Some fractures can heal on their own, depending on which bone is broken and how severe the break.
When you need further treatment your doctor may refer you on to specialists such as:
An orthopedic doctor, who can help cast and repair your broken bone.
A physiatrist, who treats nerve, muscle, and bone problems that affect how you move.
A physical therapist or occupational therapist, who show you exercises and other ways to recover and resume your regular activities.
Fractures can hurt for a while, especially if you've broken a hip or a vertebra in your spine, called a compression fracture. You may need medicine for the pain. Ask your doctor to review everything you take, too, even if you didn't need a prescription for it or if it's "natural." That way you doctor can check on any possible side effects, like dizziness that could put you at risk for a fall.
Healing Your Spine
In some cases, you'll only need rest, pain medicine, exercises, and perhaps a back brace or treatment for muscle spasms while you're healing.
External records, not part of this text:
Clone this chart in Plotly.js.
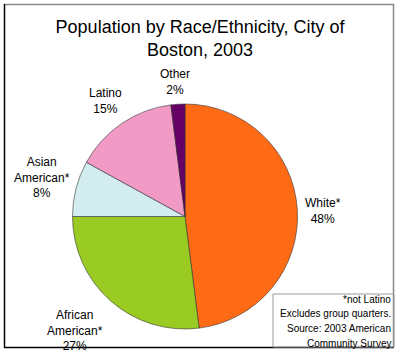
<!DOCTYPE html>
<html>
<head>
<meta charset="utf-8">
<script src="https://cdn.plot.ly/plotly-3.0.1.min.js"></script>
<style>html,body{margin:0;padding:0;background:#fff;}#chart{width:400px;height:353px;}</style>
</head>
<body>
<div id="chart"></div>
<script>
var categories = ["White*", "African American*", "Asian American*", "Latino", "Other"];
var labelText = ["White*", "African<br>American*", "Asian<br>American*", "Latino", "Other"];
var values = [48, 27, 8, 15, 2];
var colors = ["#FF6A14", "#9ACB22", "#D3ECEF", "#F29AC6", "#660066"];
var noteLines = ["*not Latino", "Excludes group quarters.", "Source: 2003 American", "Community Survey"];

var W = 400, H = 353;
function px(x) { return x / W; }
function py(y) { return 1 - y / H; }

// label centre positions (pixels)
var labelPos = [[323, 211], [75, 330], [42, 177], [105, 101], [175, 82]];

var annotations = [];
for (var i = 0; i < categories.length; i++) {
  annotations.push({
    x: px(labelPos[i][0]), y: py(labelPos[i][1]), xref: "paper", yref: "paper",
    xanchor: "center", yanchor: "middle", showarrow: false, align: "center",
    text: labelText[i] + "<br>" + values[i] + "%",
    font: {family: "Liberation Sans, Arial, sans-serif", size: 12, color: "#000"}
  });
}
for (var j = 0; j < noteLines.length; j++) {
  annotations.push({
    x: px(393), y: py(299 + j * 14.7), xref: "paper", yref: "paper",
    xanchor: "right", yanchor: "middle", showarrow: false, align: "right",
    text: noteLines[j],
    font: {family: "Liberation Sans, Arial, sans-serif", size: 10, color: "#000"}
  });
}

var cx = 185, cy = 216.5, r = 112.5;
var trace = {
  type: "pie",
  labels: categories,
  values: values,
  sort: false,
  direction: "clockwise",
  rotation: 0,
  textinfo: "none",
  hoverinfo: "label+percent",
  marker: {colors: colors, line: {color: "#333333", width: 0.6}},
  domain: {x: [px(cx - r), px(cx + r)], y: [py(cy + r), py(cy - r)]},
  showlegend: false
};

var layout = {
  width: W, height: H,
  margin: {l: 0, r: 0, t: 0, b: 0},
  paper_bgcolor: "#fff",
  showlegend: false,
  title: {
    text: "Population by Race/Ethnicity, City of<br>Boston, 2003",
    x: 0.5, xanchor: "center", y: py(33), yanchor: "middle", yref: "paper",
    font: {family: "Liberation Sans, Arial, sans-serif", size: 18, color: "#000"}
  },
  annotations: annotations,
  shapes: [
    {type: "line", xref: "paper", yref: "paper", x0: px(4), x1: px(394), y0: py(4.5), y1: py(4.5), line: {color: "#8a8a8a", width: 1.5}},
    {type: "line", xref: "paper", yref: "paper", x0: px(393.5), x1: px(393.5), y0: py(4), y1: py(347), line: {color: "#8a8a8a", width: 1.5}},
    {type: "line", xref: "paper", yref: "paper", x0: px(4.5), x1: px(4.5), y0: py(4), y1: py(347.5), line: {color: "#000", width: 1.5}},
    {type: "line", xref: "paper", yref: "paper", x0: px(4), x1: px(394), y0: py(347.5), y1: py(347.5), line: {color: "#000", width: 1.5}},
    {type: "rect", xref: "paper", yref: "paper", x0: px(273), x1: px(394), y0: py(294), y1: py(347), line: {color: "#9a9a9a", width: 1}}
  ]
};

Plotly.newPlot("chart", [trace], layout, {displayModeBar: false, staticPlot: true});
</script>
</body>
</html>
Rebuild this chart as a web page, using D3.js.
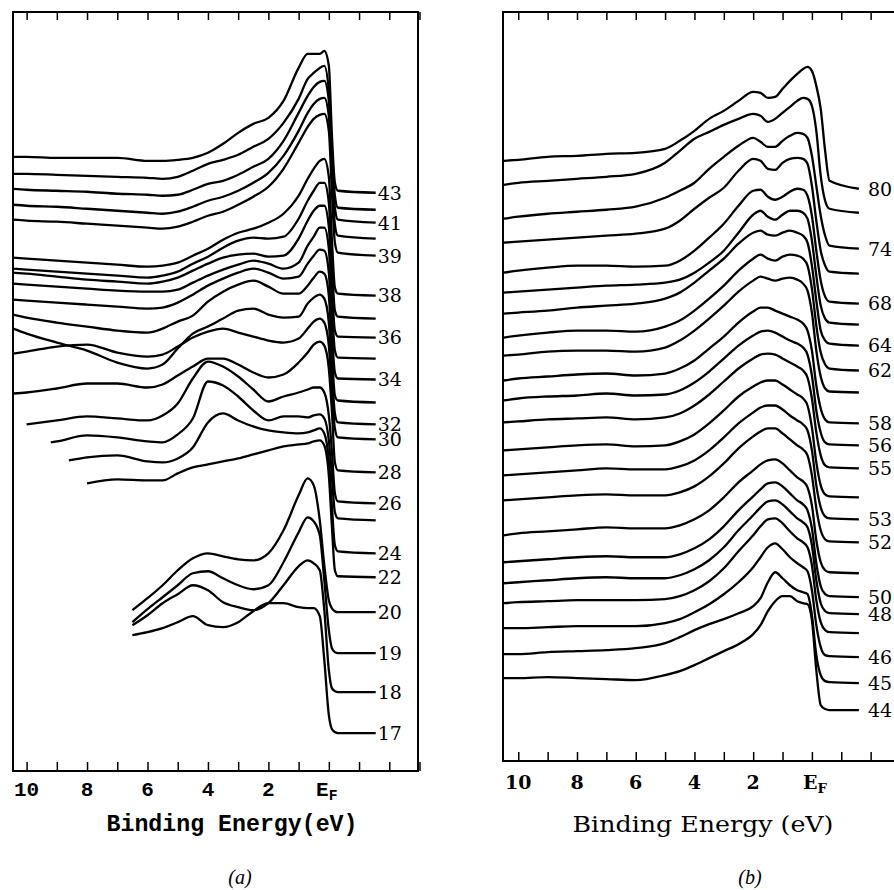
<!DOCTYPE html>
<html>
<head>
<meta charset="utf-8">
<script src="https://cdn.jsdelivr.net/npm/d3@7/dist/d3.min.js"></script>
<style>
  body { margin: 0; background: #fff; }
</style>
</head>
<body>
<svg id="chart" width="894" height="890"></svg>
<script>
// ---- panel (a): binding energy grid (eV) and spectra, top to bottom ----
const energyA = [10.45, 10, 9.2, 9, 8.6, 8, 7, 6.5, 6, 5.5, 5, 4.5, 4, 3.5, 3, 2.5, 2, 1.5, 1, 0.7, 0.5, 0.3, 0.15, 0, -0.1, -0.2, -0.3, -1.55];
const spectraA = [
  [615, 615, null, 614, null, 614, 614, null, 611, 611, 612, 614, 619, 628, 639, 648, 654, 671, 704, 718, 718, 718, 721, 706, 638, 589, 581, 579],
  [598, 598, null, 597, null, 596, 595, null, 594, 593, 595, 601, 608, 612, 617, 625, 633, 649, 673, 693, 699, 704, 706, 681, 621, 576, 564, 562],
  [583, 582, null, 581, null, 580, 578, null, 577, 576, 577, 582, 588, 591, 597, 605, 613, 631, 659, 676, 685, 690, 691, 671, 611, 564, 552, 549],
  [567, 566, null, 565, null, 563, 561, null, 559, 558, 560, 565, 571, 575, 581, 589, 599, 616, 641, 659, 668, 673, 674, 656, 596, 547, 536, 533],
  [552, 551, null, 550, null, 548, 546, null, 544, 543, 545, 550, 556, 560, 567, 575, 585, 603, 629, 645, 653, 657, 658, 641, 581, 529, 519, 516],
  [514, 513, null, 511, null, 509, 507, null, 505, 506, 509, 516, 523, 532, 539, 543, 549, 558, 576, 593, 603, 611, 613, 595, 533, 484, 478, 476],
  [503, 502, null, 500, null, 498, 496, null, 494, 496, 500, 508, 515, 524, 531, 534, 533, 535, 553, 571, 581, 589, 589, 569, 509, 461, 455, 453],
  [499, 498, null, 495, null, 492, 490, null, 488, 490, 494, 501, 508, 514, 517, 518, 515, 516, 533, 551, 561, 566, 566, 545, 486, 441, 435, 434],
  [488, 487, null, 485, null, 483, 481, null, 480, 480, 482, 489, 496, 502, 507, 511, 508, 503, 509, 526, 535, 544, 544, 523, 466, 421, 414, 413],
  [472, 471, null, 469, null, 467, 465, null, 463, 464, 469, 477, 486, 493, 499, 503, 499, 493, 495, 508, 516, 522, 521, 499, 441, 399, 393, 392],
  [457, 454, null, 449, null, 445, 441, null, 439, 443, 450, 456, 470, 480, 487, 491, 485, 478, 478, 486, 494, 500, 498, 476, 421, 376, 371, 369],
  [443, 438, null, 429, null, 421, 409, null, 403, 407, 423, 438, 445, 453, 461, 463, 457, 454, 455, 468, 474, 477, 473, 449, 401, 358, 349, 347],
  [418, 420, null, 425, null, 427, 419, null, 415, 417, 425, 434, 440, 443, 439, 435, 431, 429, 433, 443, 450, 453, 449, 426, 381, 343, 334, 332],
  [378, 379, null, 383, null, 388, 388, null, 384, 387, 396, 405, 413, 413, 407, 399, 394, 397, 409, 419, 427, 430, 426, 403, 361, 309, 301, 299],
  [null, 347, null, 351, null, 355, 353, null, 351, 356, 368, 393, 410, 405, 395, 382, 370, 375, 379, 382, 384, 384, 379, 356, 321, 278, 270, 268],
  [null, null, 329, 330, null, 336, 334, null, 330, 329, 337, 353, 390, 386, 375, 361, 351, 355, 355, 354, 356, 357, 353, 331, 296, 259, 253, 251],
  [null, null, null, null, 311, 314, 316, null, 310, 309, 313, 324, 349, 358, 351, 345, 341, 339, 338, 339, 341, 343, 338, 311, 266, 226, 220, 218],
  [null, null, null, null, null, 288, 292, null, 291, 291, 298, 304, 307, 310, 313, 317, 321, 325, 327, 328, 330, 331, 326, 296, 246, 201, 195, 194],
  [null, null, null, null, null, null, null, 161, 173, 186, 201, 213, 218, 215, 212, 211, 218, 241, 276, 293, 286, 251, 206, 171, 163, 160, 159, 159],
  [null, null, null, null, null, null, null, 149, 162, 174, 186, 198, 200, 193, 186, 182, 186, 209, 239, 254, 250, 236, 191, 141, 123, 119, 118, 118],
  [null, null, null, null, null, null, null, 146, 156, 168, 177, 186, 181, 169, 164, 161, 168, 186, 205, 211, 208, 201, 161, 101, 83, 80, 79, 79],
  [null, null, null, null, null, null, null, 136, 139, 143, 149, 155, 146, 144, 149, 160, 168, 168, 164, 163, 163, 155, 111, 56, 42, 39, 38, 38]
];
const labelsA = ['43', '', '41', '', '39', '38', '', '36', '', '34', '', '32', '30', '28', '26', '', '24', '22', '20', '19', '18', '17'];

// ---- panel (b) ----
const energyB = [10.5, 10, 9, 8, 7, 6, 5, 4.5, 4, 3.5, 3, 2.5, 2, 1.75, 1.5, 1.25, 1, 0.75, 0.5, 0.3, 0.15, 0, -0.15, -0.3, -0.45, -0.6, -1.6];
const spectraB = [
  [601, 602, 605, 606, 608, 609, 613, 621, 631, 643, 651, 661, 670, 669, 664, 665, 673, 681, 688, 693, 695, 691, 676, 653, 611, 581, 573],
  [577, 579, 581, 583, 585, 588, 599, 611, 623, 630, 637, 643, 648, 646, 640, 643, 649, 655, 661, 664, 663, 656, 631, 586, 561, 553, 549],
  [543, 545, 548, 550, 552, 555, 564, 571, 579, 593, 605, 616, 624, 620, 615, 615, 621, 626, 629, 628, 624, 606, 576, 546, 526, 516, 513],
  [519, 520, 522, 524, 526, 528, 533, 541, 553, 564, 574, 591, 603, 601, 593, 592, 599, 603, 604, 603, 598, 576, 541, 511, 496, 490, 488],
  [489, 491, 494, 496, 496, 495, 496, 501, 511, 524, 538, 556, 571, 572, 565, 562, 565, 570, 573, 572, 566, 546, 511, 481, 465, 460, 458],
  [469, 470, 472, 474, 476, 477, 479, 482, 489, 499, 511, 529, 547, 551, 545, 542, 547, 551, 551, 549, 543, 521, 486, 456, 443, 439, 437],
  [448, 449, 451, 454, 456, 458, 463, 469, 479, 491, 503, 518, 529, 531, 527, 526, 529, 531, 529, 526, 519, 496, 461, 431, 421, 418, 416],
  [424, 426, 429, 431, 431, 430, 435, 441, 451, 463, 476, 491, 503, 507, 503, 501, 505, 507, 506, 503, 496, 473, 436, 409, 397, 393, 391],
  [406, 407, 410, 411, 411, 410, 414, 421, 431, 443, 456, 470, 481, 485, 483, 481, 483, 484, 482, 478, 471, 449, 411, 385, 373, 370, 369],
  [381, 383, 385, 387, 388, 386, 388, 393, 401, 413, 425, 439, 450, 454, 454, 451, 448, 445, 442, 438, 431, 411, 376, 353, 342, 339, 338],
  [361, 363, 365, 366, 368, 366, 367, 371, 379, 390, 403, 416, 426, 430, 431, 429, 425, 421, 418, 414, 407, 386, 351, 329, 319, 317, 316],
  [339, 340, 342, 343, 344, 342, 344, 348, 356, 367, 380, 393, 403, 407, 408, 407, 403, 399, 395, 391, 384, 363, 329, 306, 296, 294, 293],
  [311, 312, 314, 316, 317, 315, 316, 320, 327, 338, 351, 365, 375, 379, 381, 381, 377, 372, 367, 363, 356, 334, 299, 276, 267, 265, 264],
  [286, 287, 289, 291, 293, 292, 292, 295, 301, 311, 324, 338, 349, 354, 356, 356, 352, 346, 341, 337, 331, 311, 276, 254, 245, 243, 242],
  [261, 262, 264, 266, 267, 266, 266, 269, 275, 285, 298, 313, 325, 330, 333, 333, 328, 322, 316, 312, 306, 286, 253, 231, 222, 220, 219],
  [226, 228, 230, 232, 234, 233, 233, 236, 242, 251, 264, 279, 291, 297, 301, 302, 298, 291, 284, 280, 274, 256, 221, 199, 191, 189, 188],
  [199, 200, 202, 204, 205, 204, 204, 207, 213, 222, 235, 251, 265, 272, 278, 279, 275, 268, 261, 257, 251, 233, 198, 175, 167, 165, 164],
  [178, 179, 181, 183, 184, 183, 183, 186, 192, 201, 214, 231, 246, 254, 260, 261, 257, 250, 243, 239, 234, 216, 181, 158, 150, 148, 147],
  [158, 159, 160, 161, 161, 161, 162, 165, 171, 180, 193, 210, 226, 235, 242, 243, 238, 230, 223, 219, 214, 196, 161, 139, 131, 129, 128],
  [133, 133, 134, 135, 135, 135, 138, 142, 149, 157, 167, 179, 194, 204, 214, 218, 212, 204, 198, 194, 190, 171, 136, 114, 106, 105, 104],
  [107, 107, 109, 110, 111, 113, 118, 124, 131, 137, 142, 148, 155, 163, 179, 189, 183, 176, 171, 169, 167, 146, 106, 86, 80, 79, 78],
  [83, 83, 84, 83, 82, 81, 86, 90, 96, 103, 110, 117, 127, 136, 150, 160, 165, 165, 160, 158, 157, 141, 91, 56, 52, 51, 51]
];
const labelsB = ['80', '', '74', '', '68', '', '64', '62', '', '58', '56', '55', '', '53', '52', '', '50', '48', '', '46', '45', '44'];

const tickValues = [10, 9, 8, 7, 6, 5, 4, 3, 2, 1, 0, -1, -2, -3];
const tickLabelValues = [10, 8, 6, 4, 2, 0];

const svg = d3.select('#chart');

function drawPanel(p) {
  const g = svg.append('g');
  const x = d3.scaleLinear().domain(p.xDomain).range([p.left, p.right]);
  const y = d3.scaleLinear().domain(p.yDomain).range([p.bottom, p.top]);

  // spectra
  const line = d3.line()
    .x((d) => x(d[0]))
    .y((d) => y(d[1]))
    .curve(d3.curveMonotoneX);

  p.spectra.forEach((s, i) => {
    const pts = p.energy.map((e, j) => [e, s[j]]).filter((d) => d[1] != null);
    g.append('path')
      .attr('d', line(pts))
      .attr('fill', 'none')
      .attr('stroke', '#000')
      .attr('stroke-width', 2.3)
      .attr('stroke-linejoin', 'round');
    if (p.labels[i]) {
      const last = pts[pts.length - 1];
      g.append('text')
        .attr('x', x(last[0]) + p.labelGap)
        .attr('y', y(last[1]))
        .attr('dy', '0.36em')
        .attr('font-family', 'DejaVu Serif, serif')
        .attr('font-size', p.labelSize)
        .text(p.labels[i]);
    }
  });

  // frame
  g.append('rect')
    .attr('x', p.left).attr('y', p.top)
    .attr('width', p.right - p.left).attr('height', p.bottom - p.top)
    .attr('fill', 'none').attr('stroke', '#000').attr('stroke-width', 2);

  // inward ticks, top and bottom
  g.append('g')
    .attr('transform', `translate(0,${p.top})`)
    .call(d3.axisBottom(x).tickValues(tickValues).tickSize(8).tickFormat(''))
    .call((a) => a.select('.domain').remove())
    .selectAll('line').attr('stroke-width', 1.5);
  g.append('g')
    .attr('transform', `translate(0,${p.bottom})`)
    .call(d3.axisTop(x).tickValues(tickValues).tickSize(9).tickFormat(''))
    .call((a) => a.select('.domain').remove())
    .selectAll('line').attr('stroke-width', 1.5);

  // tick labels
  tickLabelValues.forEach((v) => {
    const t = g.append('text')
      .attr('x', x(v) + (v === 0 ? p.efShift : 0))
      .attr('y', p.tickLabelY)
      .attr('text-anchor', 'middle')
      .attr('font-family', p.tickFont)
      .attr('font-weight', 'bold')
      .attr('font-size', p.tickSize);
    if (v === 0) {
      t.append('tspan').text('E');
      t.append('tspan').attr('dy', 4).attr('font-size', p.tickSize * 0.7).text('F');
    } else {
      t.text(v);
    }
  });

  // axis title
  g.append('text')
    .attr('x', p.titleX)
    .attr('y', p.titleY)
    .attr('text-anchor', 'middle')
    .attr('font-family', p.titleFont)
    .attr('font-weight', p.titleWeight)
    .attr('font-size', p.titleSize)
    .attr('textLength', p.titleLength)
    .attr('lengthAdjust', 'spacingAndGlyphs')
    .text(p.title);

  // panel caption
  g.append('text')
    .attr('x', p.captionX)
    .attr('y', 884)
    .attr('text-anchor', 'middle')
    .attr('font-family', 'Liberation Serif, serif')
    .attr('font-style', 'italic')
    .attr('font-size', 20)
    .text(p.caption);
}

drawPanel({
  energy: energyA, spectra: spectraA, labels: labelsA,
  xDomain: [10.45, -2.95], yDomain: [0, 760],
  left: 13, right: 418, top: 12, bottom: 771,
  labelGap: 2, labelSize: 19,
  tickLabelY: 796, tickFont: 'Liberation Mono, monospace', tickSize: 21, efShift: -2,
  title: 'Binding Energy(eV)', titleX: 232, titleY: 831, titleFont: 'Liberation Mono, monospace',
  titleWeight: 'bold', titleSize: 23, titleLength: 251,
  caption: '(a)', captionX: 240
});

drawPanel({
  energy: energyB, spectra: spectraB, labels: labelsB,
  xDomain: [10.52, -3.0], yDomain: [0, 750],
  left: 503, right: 900, top: 12, bottom: 761,
  labelGap: 9, labelSize: 19,
  tickLabelY: 789, tickFont: 'DejaVu Serif, serif', tickSize: 19, efShift: 3,
  title: 'Binding Energy (eV)', titleX: 703, titleY: 832, titleFont: 'DejaVu Serif, serif',
  titleWeight: 'normal', titleSize: 22, titleLength: 261,
  caption: '(b)', captionX: 750
});
</script>
</body>
</html>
A brace keeps your spine stable while the broken bone heals.
If your pain persists and is severe, your doctor may see if you're a candidate for:
Vertebroplasty. The doctor injects bone cement into the spine to keep it stable. This lessens pain, and it can also help prevent further fractures of the vertebrae and a curved spine.
Kyphoplasty. A doctor inserts a balloon device into the fractured vertebra. This helps restore the height and shape of the vertebra. Once removed, the device leaves a small cavity that is then filled with special bone cement.
If your doctor recommends either procedure, talk with them about the risks, benefits, and recovery time.